The four Muslims worked at a summer sports camp in Port-d'Albret, in les Landes.
The municipality justified its decision to suspend the four by saying that the monitors "did not respect the obligations of their contract while on the job, and thus risked endangering the physical safety of the children entrusted to them."
"The clause in the contract was misinterpreted," explained the Communist mayor of Gennevilliers, Jacques Bourgoin. "It all started with an accident two years ago when two children were injured because the woman driving the van was observing the fast and experienced a malaise. That's why they added this clause to the contract, but since it appears discriminatory to some, we want the discussion to be serene," added the Communist official.
Jacques Bourgoin, the mayor of Gennevilliers, who has never shown the slightest courage in defending "laïcité" (separation of Church and State) when confronted with pressures from the Islamists of his city whose religious demands have been multiplying for years, once again surrenders to the pressures of ethno-religious associations.
Salafists and the Muslim Brotherhood can cry victory.
Below, Mayor Bourgoin, in black coat, at the groundbreaking ceremonies for the Gennevilliers mosque.
Another entry from Nations Presse dated August 1 from Steeve Briois, general secretary of the Front National, denounces the position of UMP party leader Jean-François Copé:
Through his condemnation of the suspension (which has since been annulled) of the Gennevilliers camp monitors, Jean-François Copé has discredited all of the UMP party's tough talk on immigration, integration and communitarianism.
The man running for chairmanship of the UMP declared that "nobody has ever demonstrated that the practice of ramadan prevents a person from doing his job." (…)
(We) thank Jean-François Copé for confirming what Marine Le Pen and her party have been saying for many months: the UMP and the PS are indeed the Yin and Yang of French politics, two parties of the same system, opposed only in appearance, and totally compatible in reality. (…)
And yet we praise Jean-François Copé for finally finding a way to oppose the left: by being more to the left than the left!
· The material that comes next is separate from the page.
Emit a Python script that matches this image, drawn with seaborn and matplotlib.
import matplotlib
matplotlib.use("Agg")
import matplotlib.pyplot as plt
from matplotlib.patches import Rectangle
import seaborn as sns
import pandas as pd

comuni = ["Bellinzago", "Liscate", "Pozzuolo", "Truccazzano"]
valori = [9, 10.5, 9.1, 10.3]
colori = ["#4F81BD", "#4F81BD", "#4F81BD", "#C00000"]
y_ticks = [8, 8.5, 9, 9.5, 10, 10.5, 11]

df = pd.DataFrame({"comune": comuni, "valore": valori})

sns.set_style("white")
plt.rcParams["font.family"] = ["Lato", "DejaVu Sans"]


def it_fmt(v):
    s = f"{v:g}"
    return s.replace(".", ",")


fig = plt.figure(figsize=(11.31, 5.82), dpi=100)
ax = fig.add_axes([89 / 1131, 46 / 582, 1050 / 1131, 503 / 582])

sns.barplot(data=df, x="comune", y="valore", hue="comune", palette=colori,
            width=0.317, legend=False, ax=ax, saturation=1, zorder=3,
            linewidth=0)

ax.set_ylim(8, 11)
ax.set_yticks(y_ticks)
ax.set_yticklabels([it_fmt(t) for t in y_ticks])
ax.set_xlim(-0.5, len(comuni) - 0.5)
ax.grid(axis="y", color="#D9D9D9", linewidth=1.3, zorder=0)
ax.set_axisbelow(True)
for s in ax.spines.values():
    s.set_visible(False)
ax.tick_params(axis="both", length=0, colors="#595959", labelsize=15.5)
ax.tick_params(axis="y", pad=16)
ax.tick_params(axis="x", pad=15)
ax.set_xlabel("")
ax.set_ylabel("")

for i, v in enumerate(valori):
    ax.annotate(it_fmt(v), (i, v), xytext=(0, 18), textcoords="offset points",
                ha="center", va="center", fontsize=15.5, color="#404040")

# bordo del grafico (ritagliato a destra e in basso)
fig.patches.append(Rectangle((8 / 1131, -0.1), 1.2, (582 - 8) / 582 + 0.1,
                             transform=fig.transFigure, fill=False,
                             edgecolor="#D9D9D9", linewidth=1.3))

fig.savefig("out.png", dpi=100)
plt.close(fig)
Le Figaro asked a lawyer who specializes in "social law" what he thought of this matter. Since the lawyer, Malik Douaoui, has an Arabic name (his religion isn't given) his answer is all the more welcome:
- Were the four monitors victims of discrimination?
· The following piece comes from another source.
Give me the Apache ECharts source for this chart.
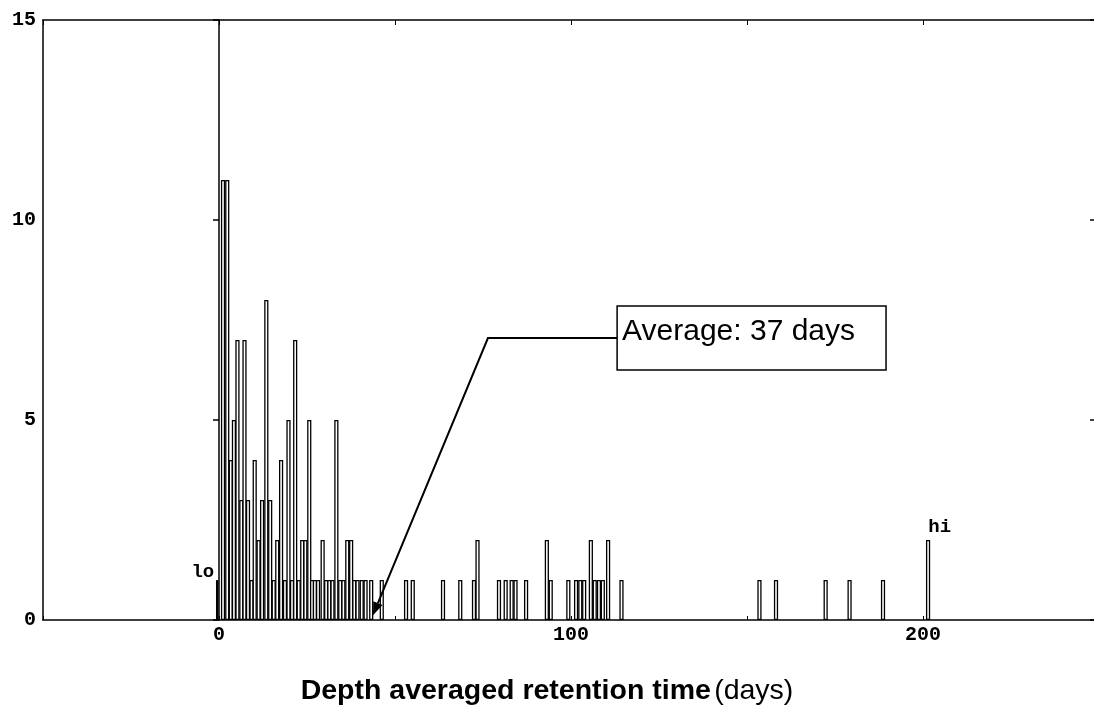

- The employer is bound by a principle of "non-discrimination": the religious convictions of the worker could not therefore be a reason for the sanction. On the other hand, there may be restrictions on religious freedom, on the condition that they are "justified by the nature of the task to be accomplished and in proportion to the desired goal." (article L1121.1 of the labor law). The monitors' contract stipulated that they were obligated to take food and water. Was the employer discriminating when he made these requirements? I don't think so, because he did not do it in order to forbid ramadan, but for the children's safety. The worker cannot hide behind religious convictions to escape his contract obligations. In March 1998, the appeals court deemed justified the laying off of a Muslim butcher who refused to be in contact with pork.
Note: Apologies for posting this entry by error without a title. It has just been added.